• What you should do
How many of these lines hold the string "Output"? Answer with the number only.

• Source records
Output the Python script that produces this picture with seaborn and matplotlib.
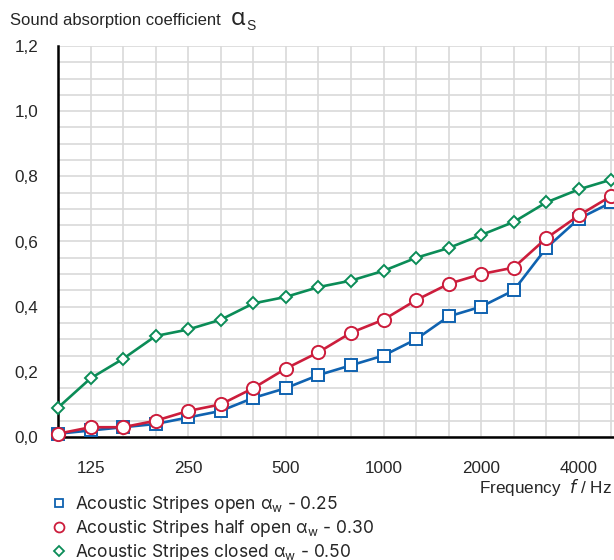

--

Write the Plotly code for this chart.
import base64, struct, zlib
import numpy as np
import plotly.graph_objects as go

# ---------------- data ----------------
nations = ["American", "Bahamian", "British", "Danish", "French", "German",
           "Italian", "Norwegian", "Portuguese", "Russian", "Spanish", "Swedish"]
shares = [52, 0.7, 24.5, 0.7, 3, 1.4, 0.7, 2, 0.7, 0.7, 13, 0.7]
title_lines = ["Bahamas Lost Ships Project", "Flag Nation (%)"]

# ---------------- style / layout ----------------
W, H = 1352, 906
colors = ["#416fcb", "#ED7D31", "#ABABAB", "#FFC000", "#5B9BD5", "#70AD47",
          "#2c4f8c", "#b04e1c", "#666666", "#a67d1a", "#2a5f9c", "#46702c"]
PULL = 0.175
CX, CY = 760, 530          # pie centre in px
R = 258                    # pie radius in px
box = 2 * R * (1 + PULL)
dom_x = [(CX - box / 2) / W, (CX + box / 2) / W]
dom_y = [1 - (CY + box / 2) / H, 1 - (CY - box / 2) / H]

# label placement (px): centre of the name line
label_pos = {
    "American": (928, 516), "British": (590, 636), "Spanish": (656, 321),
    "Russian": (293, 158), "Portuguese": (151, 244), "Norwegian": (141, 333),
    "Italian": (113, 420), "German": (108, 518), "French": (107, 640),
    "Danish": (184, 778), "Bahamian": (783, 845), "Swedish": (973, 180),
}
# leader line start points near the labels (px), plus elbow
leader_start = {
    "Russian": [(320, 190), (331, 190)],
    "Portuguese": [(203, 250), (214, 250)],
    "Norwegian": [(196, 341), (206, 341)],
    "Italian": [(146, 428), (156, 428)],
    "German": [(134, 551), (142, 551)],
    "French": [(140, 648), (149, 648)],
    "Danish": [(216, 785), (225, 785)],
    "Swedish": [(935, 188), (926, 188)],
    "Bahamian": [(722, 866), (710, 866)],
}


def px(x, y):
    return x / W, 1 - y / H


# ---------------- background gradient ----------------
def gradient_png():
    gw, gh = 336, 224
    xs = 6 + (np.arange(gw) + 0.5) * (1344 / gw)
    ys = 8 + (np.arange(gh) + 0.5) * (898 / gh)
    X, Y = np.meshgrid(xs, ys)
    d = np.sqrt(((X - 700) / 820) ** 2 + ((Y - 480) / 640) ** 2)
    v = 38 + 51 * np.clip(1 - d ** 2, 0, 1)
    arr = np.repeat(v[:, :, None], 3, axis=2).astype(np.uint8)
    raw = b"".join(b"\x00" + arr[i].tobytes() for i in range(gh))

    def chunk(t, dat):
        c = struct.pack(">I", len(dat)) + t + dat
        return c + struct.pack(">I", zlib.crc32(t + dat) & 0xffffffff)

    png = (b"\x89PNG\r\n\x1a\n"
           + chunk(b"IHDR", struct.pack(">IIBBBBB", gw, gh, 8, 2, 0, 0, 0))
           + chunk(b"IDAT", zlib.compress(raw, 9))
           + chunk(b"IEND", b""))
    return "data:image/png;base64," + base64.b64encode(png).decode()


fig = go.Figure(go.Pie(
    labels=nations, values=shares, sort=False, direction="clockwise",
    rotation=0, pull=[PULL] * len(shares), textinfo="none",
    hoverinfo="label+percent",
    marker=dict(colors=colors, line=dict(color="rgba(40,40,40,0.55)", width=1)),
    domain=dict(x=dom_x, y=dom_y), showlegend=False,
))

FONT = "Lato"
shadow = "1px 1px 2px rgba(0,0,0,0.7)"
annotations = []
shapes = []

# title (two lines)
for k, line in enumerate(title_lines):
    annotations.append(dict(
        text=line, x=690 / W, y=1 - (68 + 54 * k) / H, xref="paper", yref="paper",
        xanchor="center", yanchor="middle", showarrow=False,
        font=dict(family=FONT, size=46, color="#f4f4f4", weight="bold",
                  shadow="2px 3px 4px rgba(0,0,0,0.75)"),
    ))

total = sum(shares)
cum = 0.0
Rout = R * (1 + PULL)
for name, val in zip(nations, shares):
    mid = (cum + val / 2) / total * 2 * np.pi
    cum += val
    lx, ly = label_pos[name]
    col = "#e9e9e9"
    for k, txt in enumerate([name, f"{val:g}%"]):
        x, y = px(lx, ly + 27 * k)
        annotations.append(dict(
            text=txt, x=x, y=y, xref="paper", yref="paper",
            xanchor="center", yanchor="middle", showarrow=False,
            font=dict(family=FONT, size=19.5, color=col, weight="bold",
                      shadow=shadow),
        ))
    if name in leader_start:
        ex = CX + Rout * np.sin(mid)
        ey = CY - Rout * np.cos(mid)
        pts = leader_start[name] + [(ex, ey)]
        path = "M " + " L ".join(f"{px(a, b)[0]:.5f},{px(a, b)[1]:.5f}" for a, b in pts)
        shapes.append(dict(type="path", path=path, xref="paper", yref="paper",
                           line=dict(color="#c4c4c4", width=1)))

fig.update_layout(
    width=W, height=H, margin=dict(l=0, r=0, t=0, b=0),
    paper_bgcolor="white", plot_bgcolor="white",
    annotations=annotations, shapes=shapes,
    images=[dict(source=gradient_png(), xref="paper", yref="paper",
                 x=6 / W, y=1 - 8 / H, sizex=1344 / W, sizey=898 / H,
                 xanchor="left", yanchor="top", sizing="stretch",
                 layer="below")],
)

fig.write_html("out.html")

...

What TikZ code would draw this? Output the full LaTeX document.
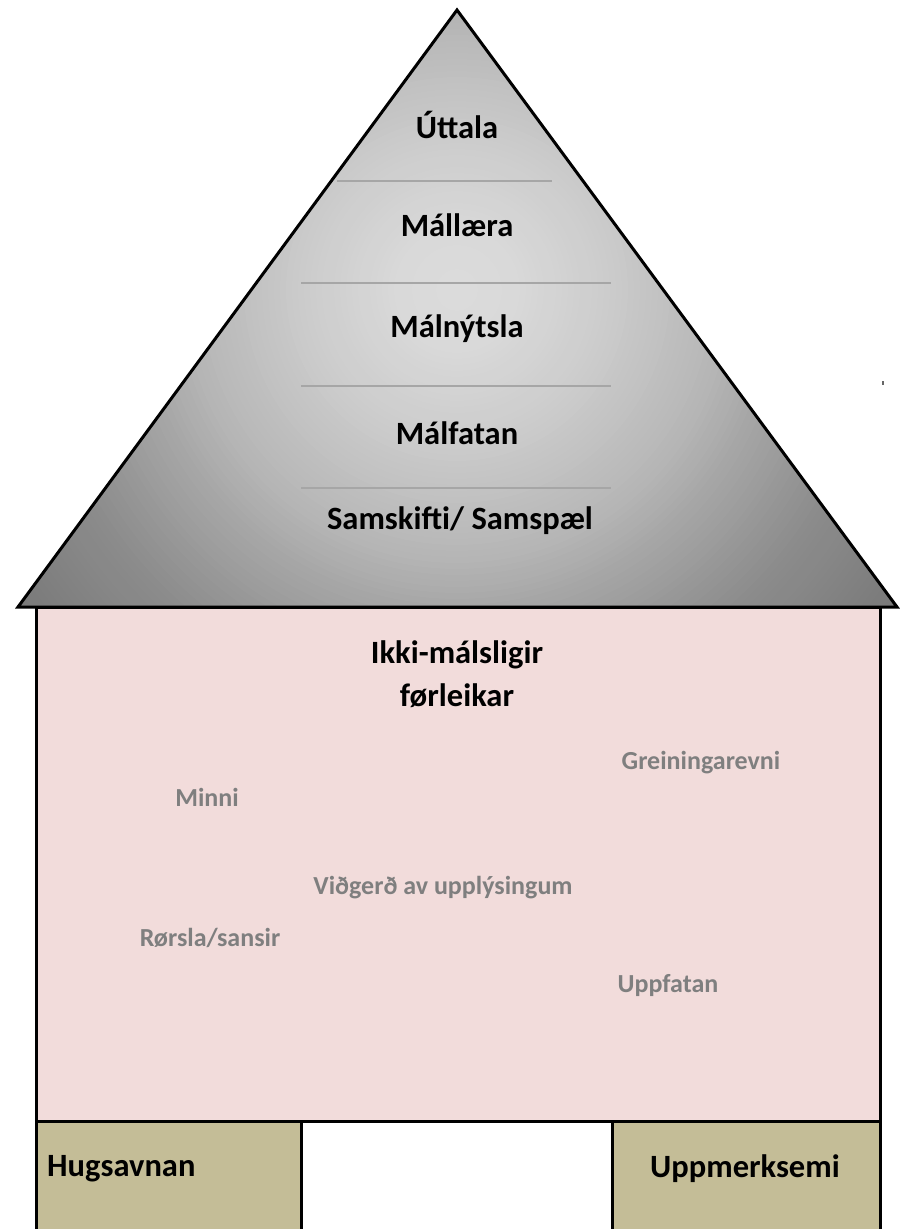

• Solution for this exercise
2